I invited my good friend and partner in crime, Johnny McDaniels, to do a write up on his artwork for our next short story project. Johnny doesn’t say much, he enjoys his art in silence, his own therapy. But he agreed on this piece to give his opinion and tell me a little about his creative process. I will post the story tomorrow. I hope you guys enjoy.
This piece started as the idea for a short story by my friend Jerome Kenrick. He clearly had a lot to say, and so did I on the subject. We have been working together for a while, and he usually supplies a mock-up that I work from. We bounce ideas back and forth and then I get to work. This time, the talking was short, and the work commenced.
There is so much to say about a person’s right to choose. Not just on topics of a moral question, but in daily life. It is interesting to me that the same chants that are used to protest vaccinations and mask wearing, were originally shouted by feminists trying to garner support for pregnancy termination. In my mind, I have strong pro-life views in believing that all life is precious. I also have equally strong opinions which hold that no one should have the ability to tell me what I can and cannot do. I do not have any conflict in this line of thinking. Why should anyone have a mandate against their own body, and why should that be an additional concern when the decision being made is already such a difficult one?

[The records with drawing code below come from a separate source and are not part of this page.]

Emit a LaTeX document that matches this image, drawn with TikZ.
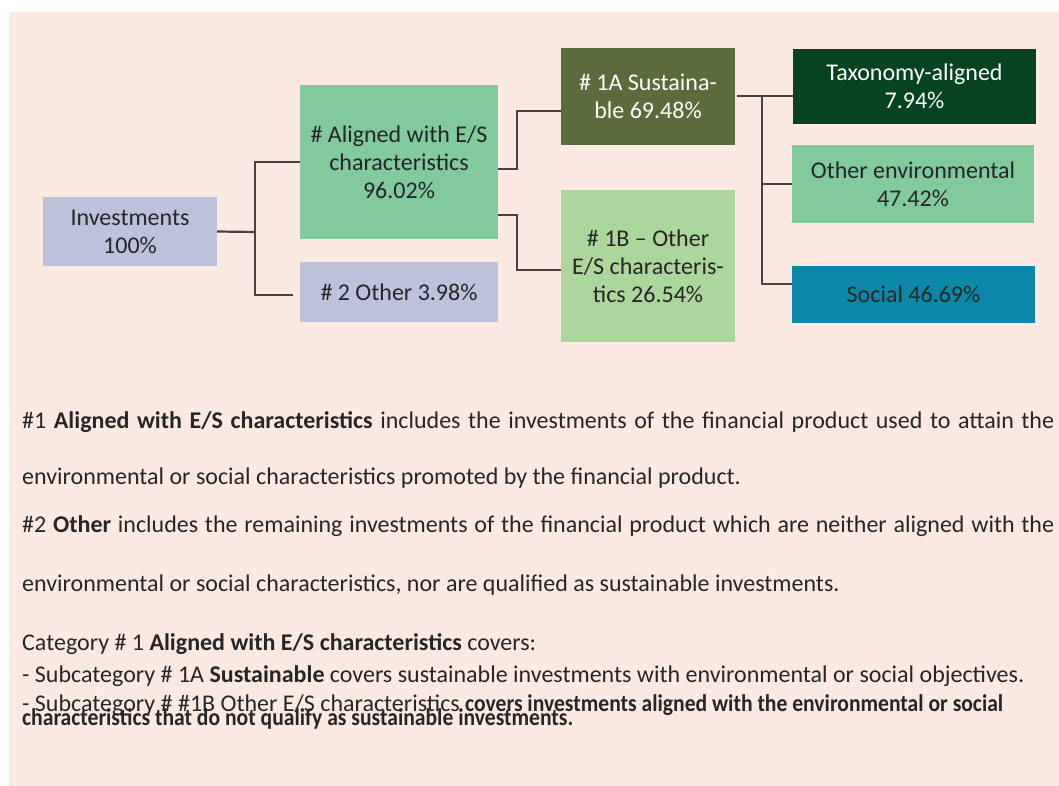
\documentclass[tikz,border=0pt]{standalone}
\usepackage{fontspec}
\setmainfont{Carlito}
\usepackage{graphicx}
\definecolor{bgpink}{HTML}{FCE9E2}
\definecolor{lav}{HTML}{BBC2DA}
\definecolor{midgreen}{HTML}{80CA9C}
\definecolor{olive}{HTML}{5C6B3E}
\definecolor{lightgreen}{HTML}{ACD69D}
\definecolor{darkgreen}{HTML}{084320}
\definecolor{teal}{HTML}{0B87A8}
\definecolor{ink}{HTML}{262626}
\definecolor{linec}{HTML}{4B4141}
\begin{document}
\begin{tikzpicture}[x=1pt,y=-1pt,
  box/.style={inner sep=0pt, align=center, text=ink, font=\fontsize{24}{28}\selectfont},
  conn/.style={draw=linec, line width=2.2pt},
  para/.style={inner sep=0pt, anchor=base west, text=ink, font=\fontsize{24}{29}\selectfont}]
\useasboundingbox (0,0) rectangle (1059,786);
\fill[bgpink] (9,12) rectangle (1059,786);
% boxes
\node[box, fill=lav, minimum width=174pt, minimum height=69pt] (inv) at (130,231.5) {Investments\\100\%};
\node[box, fill=midgreen, minimum width=198pt, minimum height=154pt] (al) at (399,162) {\# Aligned with E/S\\characteristics\\96.02\%};
\node[box, fill=lav, minimum width=198pt, minimum height=60pt] (oth) at (399,292) {\# 2 Other 3.98\%};
\node[box, fill=olive, text=white, minimum width=174pt, minimum height=97pt] (s1a) at (648,96.5) {\# 1A Sustaina-\\ble 69.48\%};
\node[box, fill=lightgreen, minimum width=174pt, minimum height=152pt] (s1b) at (648,266) {\# 1B -- Other\\E/S characteris-\\tics 26.54\%};
\node[box, fill=darkgreen, text=white, minimum width=243pt, minimum height=75pt] (tax) at (914.5,86.5) {Taxonomy-aligned\\7.94\%};
\node[box, fill=midgreen, minimum width=242pt, minimum height=78pt] (oenv) at (913,184) {Other environmental\\47.42\%};
\node[box, fill=teal, minimum width=243pt, minimum height=57pt] (soc) at (913.5,294.5) {Social 46.69\%};
% junctions
\coordinate (j1) at (255,232);
\coordinate (j2) at (517,169);
\coordinate (j3) at (517,215);
\coordinate (j4) at (762,96);
% connectors
\draw[conn] (inv.east) -- (j1);
\draw[conn] (al.west) -| (j1) |- ([xshift=-7pt,yshift=-3pt]oth.west);
\draw[conn] ([yshift=-7pt]al.east) -- (j2) |- ([yshift=-14.5pt]s1a.west);
\draw[conn] ([yshift=-53pt]al.east) -- (j3) |- ([yshift=-4pt]s1b.west);
\draw[conn] ([xshift=2pt,yshift=0.5pt]s1a.east) -- (j4) -- (j4 -| tax.west);
\draw[conn] (j4) |- (oenv.west);
\draw[conn] (j4) |- ([yshift=10.5pt]soc.west);
% text
\node[para] (t1) at (22,428) {\makebox[1032pt][s]{\#1 \textbf{Aligned with E/S characteristics} includes the investments of the financial product used to attain the}};
\node[para] (t2) at (22,484.5) {environmental or social characteristics promoted by the financial product.};
\node[para] (t3) at (22,532.5) {\makebox[1032pt][s]{\#2 \textbf{Other} includes the remaining investments of the financial product which are neither aligned with the}};
\node[para] (t4) at (22,591) {environmental or social characteristics, nor are qualified as sustainable investments.};
\node[para] (t5) at (22,650) {Category \# 1 \textbf{Aligned with E/S characteristics} covers:};
\node[para] (t6) at (22,682) {- Subcategory \# 1A \textbf{Sustainable} covers sustainable investments with environmental or social objectives.};
\node[para] (t7) at (22,711) {- Subcategory \# \#1B Other E/S characteristics \resizebox{538pt}{\height}{\textbf{covers investments aligned with the environmental or social}}};
\node[para] (t8) at (22,725) {\resizebox{551pt}{\height}{\textbf{characteristics that do not qualify as sustainable investments.}}};
\end{tikzpicture}
\end{document}
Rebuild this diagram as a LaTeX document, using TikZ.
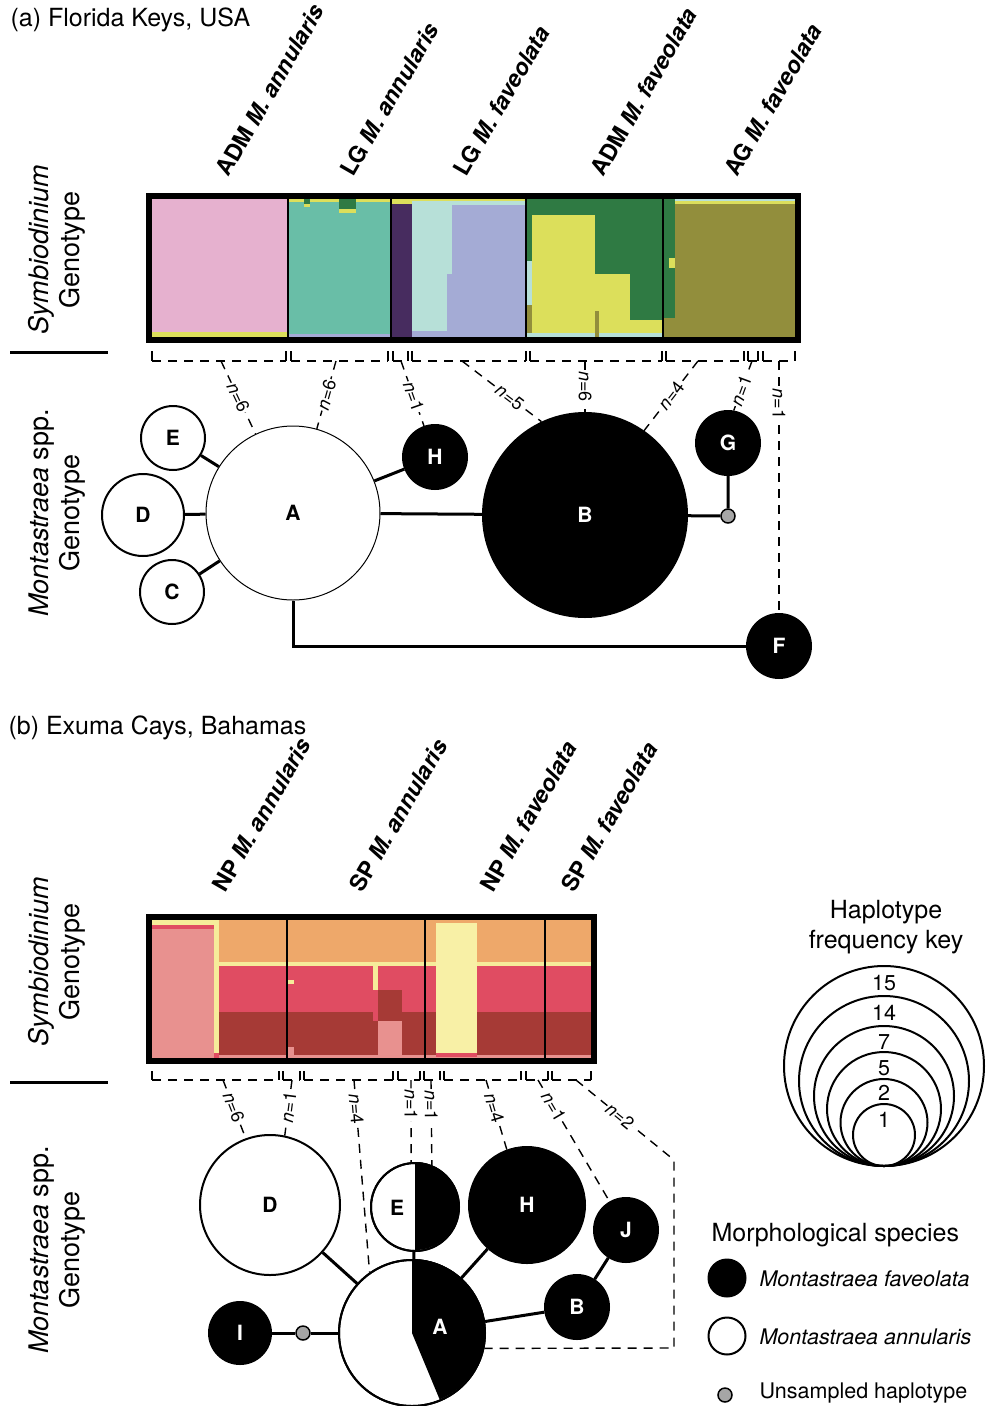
\documentclass[tikz,border=0pt]{standalone}
\usepackage{fontspec}
\setmainfont{TeX Gyre Heros}

\newcommand{\hdfont}{\fontsize{25}{30}\selectfont}
\newcommand{\sdfont}{\fontsize{27}{31}\selectfont}
\newcommand{\grpfont}{\fontsize{23}{27}\selectfont\bfseries}
\newcommand{\hapfont}{\fontsize{21}{25}\selectfont\bfseries}
\newcommand{\nfont}{\fontsize{18}{21}\selectfont}
\newcommand{\legfont}{\fontsize{21.5}{26}\selectfont}

\definecolor{pinkA}{HTML}{E6B1CF}
\definecolor{tealA}{HTML}{69BEA7}
\definecolor{purpA}{HTML}{472C5F}
\definecolor{cyanA}{HTML}{B7E0D8}
\definecolor{lavA}{HTML}{A4ABD5}
\definecolor{grnA}{HTML}{2F7A43}
\definecolor{yelA}{HTML}{DCDF5B}
\definecolor{oliA}{HTML}{928E3C}
\definecolor{orgB}{HTML}{EEA86A}
\definecolor{redB}{HTML}{E04C62}
\definecolor{dredB}{HTML}{A63A36}
\definecolor{salB}{HTML}{E8918F}
\definecolor{yelB}{HTML}{F6EC9A}
\definecolor{pylB}{HTML}{F8F0A6}
\definecolor{grayU}{HTML}{A6A6A6}

\tikzset{
  hapw/.style={draw,circle,fill=white,line width=2pt,inner sep=0pt,font=\hapfont},
  hapb/.style={draw,circle,fill=black,text=white,line width=2pt,inner sep=0pt,font=\hapfont},
  unsamp/.style={draw,circle,fill=grayU,line width=1.5pt,minimum size=14pt,inner sep=0pt},
  link/.style={line width=3pt},
  tail/.style={dash pattern=on 9pt off 7pt,line width=1.4pt},
  tick/.style={line width=1.4pt},
  nlab/.style={fill=white,inner sep=1pt,sloped,font=\nfont},
  grplab/.style={rotate=60,anchor=base west,font=\grpfont},
  sidelab/.style={rotate=90,align=center,font=\sdfont},
  keyring/.style={draw,circle,line width=2pt,inner sep=0pt,anchor=south},
}

\begin{document}
\begin{tikzpicture}[x=1pt,y=-1pt]
        \useasboundingbox (0,0) rectangle (986,1406);
        %% (a) Florida Keys
        \node[anchor=west,font=\hdfont] (ttlA) at (7,20) {(a) Florida Keys, USA};
        \node[grplab] (gA1) at (227,181) {ADM \textit{M. annularis}};
        \node[grplab] (gA2) at (352,181) {LG \textit{M. annularis}};
        \node[grplab] (gA3) at (465,181) {LG \textit{M. faveolata}};
        \node[grplab] (gA4) at (602,181) {ADM \textit{M. faveolata}};
        \node[grplab] (gA5) at (736,181) {AG \textit{M. faveolata}};
        \node[sidelab] (symA) at (57,250) {\textit{Symbiodinium}\\Genotype};
        \draw[link] (10,352) -- (108,352);
        \node[sidelab] (monA) at (57,513) {\textit{Montastraea} spp.\\Genotype};
        %% Bar (a)
        \fill[pinkA] (151,199) rectangle (288,337);
        \fill[yelA] (151,332) rectangle (288,337);
        \fill[tealA] (288,199) rectangle (391,337);
        \fill[yelA] (288,199) rectangle (391,202);
        \fill[grnA] (339,199) rectangle (356,209);
        \fill[yelA] (339,209) rectangle (356,213);
        \fill[grnA] (304,199) rectangle (310,204);
        \fill[yelA] (304,204) rectangle (310,207);
        \fill[lavA] (288,334) rectangle (391,337);
        \fill[purpA] (391,204) rectangle (412,337);
        \fill[yelA] (391,199) rectangle (412,204);
        \fill[cyanA] (412,199) rectangle (452,337);
        \fill[lavA] (447,274) rectangle (526,337);
        \fill[lavA] (452,205) rectangle (526,274);
        \fill[cyanA] (452,199) rectangle (526,205);
        \fill[yelA] (412,199) rectangle (526,201);
        \fill[lavA] (412,331) rectangle (447,337);
        \fill[grnA] (526,199) rectangle (663,337);
        \fill[yelA] (532,215) rectangle (595,333);
        \fill[yelA] (595,274) rectangle (630,333);
        \fill[yelA] (630,320) rectangle (663,333);
        \fill[cyanA] (526,261) rectangle (532,305);
        \fill[oliA] (526,305) rectangle (532,333);
        \fill[cyanA] (526,333) rectangle (663,337);
        \fill[oliA] (595,311) rectangle (599,337);
        \fill[oliA] (663,199) rectangle (795,337);
        \fill[cyanA] (675,199) rectangle (795,201);
        \fill[yelA] (675,201) rectangle (795,204);
        \fill[grnA] (663,199) rectangle (675,318);
        \fill[yelA] (669,258) rectangle (675,268);
        \foreach \xd in {288,391,526,663}
            \draw[line width=1.3pt] (\xd,199) -- (\xd,337);
        \draw[line width=6pt] (148.5,196) rectangle (797.5,340);
        %% Brackets (a)
        \foreach \xa/\xb in {152/286,291/388,393/408,412/526,530/662,666/744,748/758,763/795}{
            \draw[tick] (\xa,351) -- (\xa,361) (\xb,351) -- (\xb,361);
            \draw[tail] (\xa,361) -- (\xb,361);
        }
        \coordinate (ta1) at (221,361);
        \coordinate (ta2) at (336,361);
        \coordinate (ta3) at (401,361);
        \coordinate (ta4) at (462,361);
        \coordinate (ta5) at (585,361);
        \coordinate (ta6) at (698,361);
        \coordinate (ta7) at (752,361);
        \coordinate (ta8) at (779,361);
        %% Network (a)
        \node[hapw,line width=1pt,minimum size=174pt] (hA) at (293,513) {A};
        \node[hapw,minimum size=64pt] (hE) at (173,438) {E};
        \node[hapw,minimum size=82pt] (hD) at (143,515) {D};
        \node[hapw,minimum size=64pt] (hC) at (172,592) {C};
        \node[hapb,minimum size=64pt] (hH) at (435,457) {H};
        \node[hapb,minimum size=204pt] (hB) at (585,515) {B};
        \node[hapb,minimum size=64pt] (hG) at (728,443) {G};
        \node[unsamp] (uG) at (728,516) {};
        \node[hapb,minimum size=64pt] (hF) at (779,646) {F};
        \draw[link] (hE) -- (hA);
        \draw[link] (hD) -- (hA);
        \draw[link] (hC) -- (hA);
        \draw[link] (hH) -- (hA);
        \draw[link] (hA) -- (hB);
        \draw[link] (hB) -- (uG) -- (hG);
        \draw[link] (hA.south) |- (hF);
        %% Tails (a)
        \draw[tail] (ta1) -- (hA) node[nlab,pos=0.5] {\textit{n}=6};
        \draw[tail] (ta2) -- (hA) node[nlab,pos=0.5] {\textit{n}=6};
        \draw[tail] (ta3) -- (hH) node[nlab,pos=0.55] {\textit{n}=1};
        \draw[tail] (ta4) -- (hB.115) node[nlab,pos=0.6] {\textit{n}=5};
        \draw[tail] (ta5) -- (hB.north) node[nlab,pos=0.5] {\textit{n}=6};
        \draw[tail] (ta6) -- (hB.55) node[nlab,pos=0.5] {\textit{n}=4};
        \draw[tail] (ta7) -- (hG.80) node[nlab,pos=0.6] {\textit{n}=1};
        \draw[tail] (ta8) -- (hF) node[nlab,pos=0.17] {\textit{n}=1};

        %% (b) Exuma Cays
        \node[anchor=west,font=\hdfont] (ttlB) at (5,728) {(b) Exuma Cays, Bahamas};
        \node[grplab] (gB1) at (224,897) {NP \textit{M. annularis}};
        \node[grplab] (gB2) at (361,897) {SP \textit{M. annularis}};
        \node[grplab] (gB3) at (492,897) {NP \textit{M. faveolata}};
        \node[grplab] (gB4) at (573,897) {SP \textit{M. faveolata}};
        \node[sidelab] (symB) at (57,962) {\textit{Symbiodinium}\\Genotype};
        \draw[link] (10,1082) -- (108,1082);
        \node[sidelab] (monB) at (57,1250) {\textit{Montastraea} spp.\\Genotype};
        %% Bar (b)
        \fill[orgB] (152,920) rectangle (591,962);
        \fill[yelB] (152,962) rectangle (591,966);
        \fill[redB] (152,966) rectangle (591,1012);
        \fill[dredB] (152,1012) rectangle (591,1055);
        \fill[salB] (152,1055) rectangle (591,1058);
        \fill[salB] (152,920) rectangle (214,1058);
        \fill[yelB] (152,920) rectangle (214,925);
        \fill[redB] (152,925) rectangle (214,929);
        \fill[yelB] (214,920) rectangle (219,1053);
        \fill[redB] (214,1053) rectangle (219,1058);
        \fill[yelB] (288,980) rectangle (294,984);
        \fill[salB] (288,1047) rectangle (294,1058);
        \fill[yelB] (373,966) rectangle (378,990);
        \fill[redB] (373,990) rectangle (378,1021);
        \fill[dredB] (378,990) rectangle (402,1021);
        \fill[salB] (378,1021) rectangle (402,1058);
        \fill[pylB] (436,923) rectangle (477,1053);
        \fill[redB] (436,1053) rectangle (477,1057);
        \foreach \xd in {287,425,545}
            \draw[line width=1.3pt] (\xd,920) -- (\xd,1058);
        \draw[line width=6pt] (149,917) rectangle (594,1061);
        %% Brackets (b)
        \foreach \xa/\xb in {152/279,283/300,304/393,398/420,424/440,444/521,526/548,552/591}{
            \draw[tick] (\xa,1071) -- (\xa,1080) (\xb,1071) -- (\xb,1080);
            \draw[tail] (\xa,1080) -- (\xb,1080);
        }
        \coordinate (tb1) at (223,1080);
        \coordinate (tb2) at (292,1080);
        \coordinate (tb3) at (354,1080);
        \coordinate (tb4) at (411,1080);
        \coordinate (tb5) at (431,1080);
        \coordinate (tb6) at (486,1080);
        \coordinate (tb7) at (538,1080);
        \coordinate (tb8) at (576,1080);
        \coordinate (cb1) at (674,1160);
        \coordinate (cb2) at (674,1348);
        %% Network (b)
        \node[hapw,minimum size=140pt] (hD2) at (270,1205) {D};
        \node[hapw,minimum size=88pt] (hE2) at (415,1207) {};
        \fill (hE2.north) arc[start angle=-90,end angle=90,radius=44] -- cycle;
        \draw[line width=2pt] (hE2.center) circle[radius=44];
        \node[font=\hapfont] (lE2) at (397,1208) {E};
        \node[hapb,minimum size=116pt] (hH2) at (527,1205) {H};
        \node[hapb,minimum size=64pt] (hJ2) at (626,1230) {J};
        \node[hapb,minimum size=64pt] (hB2) at (577,1307) {B};
        \node[hapw,minimum size=146pt] (hA2) at (412,1333) {};
        \fill (hA2.center) -- (hA2.north) arc[start angle=-90,end angle=67.7,radius=73] -- cycle;
        \draw[line width=2pt] (hA2.center) circle[radius=73];
        \node[font=\hapfont,text=white] (lA2) at (440,1327) {A};
        \node[hapb,minimum size=62pt] (hI2) at (240,1333) {I};
        \node[unsamp] (uI) at (303,1333) {};
        \draw[link] (hD2) -- (hA2);
        \draw[link] (hE2) -- (hA2);
        \draw[link] (hH2) -- (hA2);
        \draw[link] (hA2) -- (hB2);
        \draw[link] (hB2) -- (hJ2);
        \draw[link] (hI2) -- (uI) -- (hA2);
        %% Tails (b)
        \draw[tail] (tb1) -- (hD2.110) node[nlab,pos=0.47] {\textit{n}=6};
        \draw[tail] (tb2) -- (hD2.78) node[nlab,pos=0.49] {\textit{n}=1};
        \draw[tail] (tb3) -- (hA2.125) node[nlab,pos=0.15] {\textit{n}=4};
        \draw[tail] (tb4) -- (hE2.95) node[nlab,pos=0.3] {\textit{n}=1};
        \draw[tail] (tb5) -- (hE2.68) node[nlab,pos=0.3] {\textit{n}=1};
        \draw[tail] (tb6) -- (hH2.110) node[nlab,pos=0.4] {\textit{n}=4};
        \draw[tail] (tb7) -- (hJ2.120) node[nlab,pos=0.22] {\textit{n}=1};
        \draw[tail] (tb8) -- (cb1) node[nlab,pos=0.45] {\textit{n}=2} -- (cb2) -- (hA2.-12);

        %% Key
        \node[align=center,font=\hdfont] (keyT) at (886,927) {Haplotype\\frequency key};
        \foreach \dd/\vv/\yy in {200/15/983,170/14/1013,140/7/1042,114/5/1068,87/2/1093,62/1/1120}{
            \node[keyring,minimum size=\dd pt] (k\vv) at (884,1167) {};
            \node[font=\legfont] (kn\vv) at (884,\yy) {\vv};
        }
        %% Legend
        \node[anchor=west,font=\hdfont] (legT) at (708,1235) {Morphological species};
        \node[hapb,minimum size=37pt] (legF) at (727,1278) {};
        \node[anchor=west,font=\legfont] (legFt) at (756,1279) {\textit{Montastraea faveolata}};
        \node[hapw,minimum size=37pt] (legA) at (727,1336) {};
        \node[anchor=west,font=\legfont] (legAt) at (756,1337) {\textit{Montastraea annularis}};
        \node[unsamp] (legU) at (725,1395) {};
        \node[anchor=west,font=\legfont] (legUt) at (756,1393) {Unsampled haplotype};
\end{tikzpicture}
\end{document}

Now, on to the piece. We wanted to depict the sensual nature of a woman, attractive and perhaps even lustful. Then have her voice taken away, depicting her ability to choose as being stifled, and her body no longer her own. It had to portray the idea that she is almost property. I worked entirely digital for this project but chose charcoal to illustrate the model. It is a favorite medium of mine and I find it useful for depicting form. I then chose to use pink highlights to give the sense of surrealism.
Form was outlined intentionally cartoon-like to further separate from reality. The hue that was chosen is supposed to mimic the color used to raise awareness and support for breast cancer, a cause close to my heart. I work in health care for my 9-5 and have come to take that shade of pink as a representation of the strength of our women. Mouth taped and labeled over in the controversial state bill in Texas that stirred this to life. Title bright and blurred like a neon sign, further exhibiting the actions that happen in the dark, but on a stark white background, bringing it all into the light.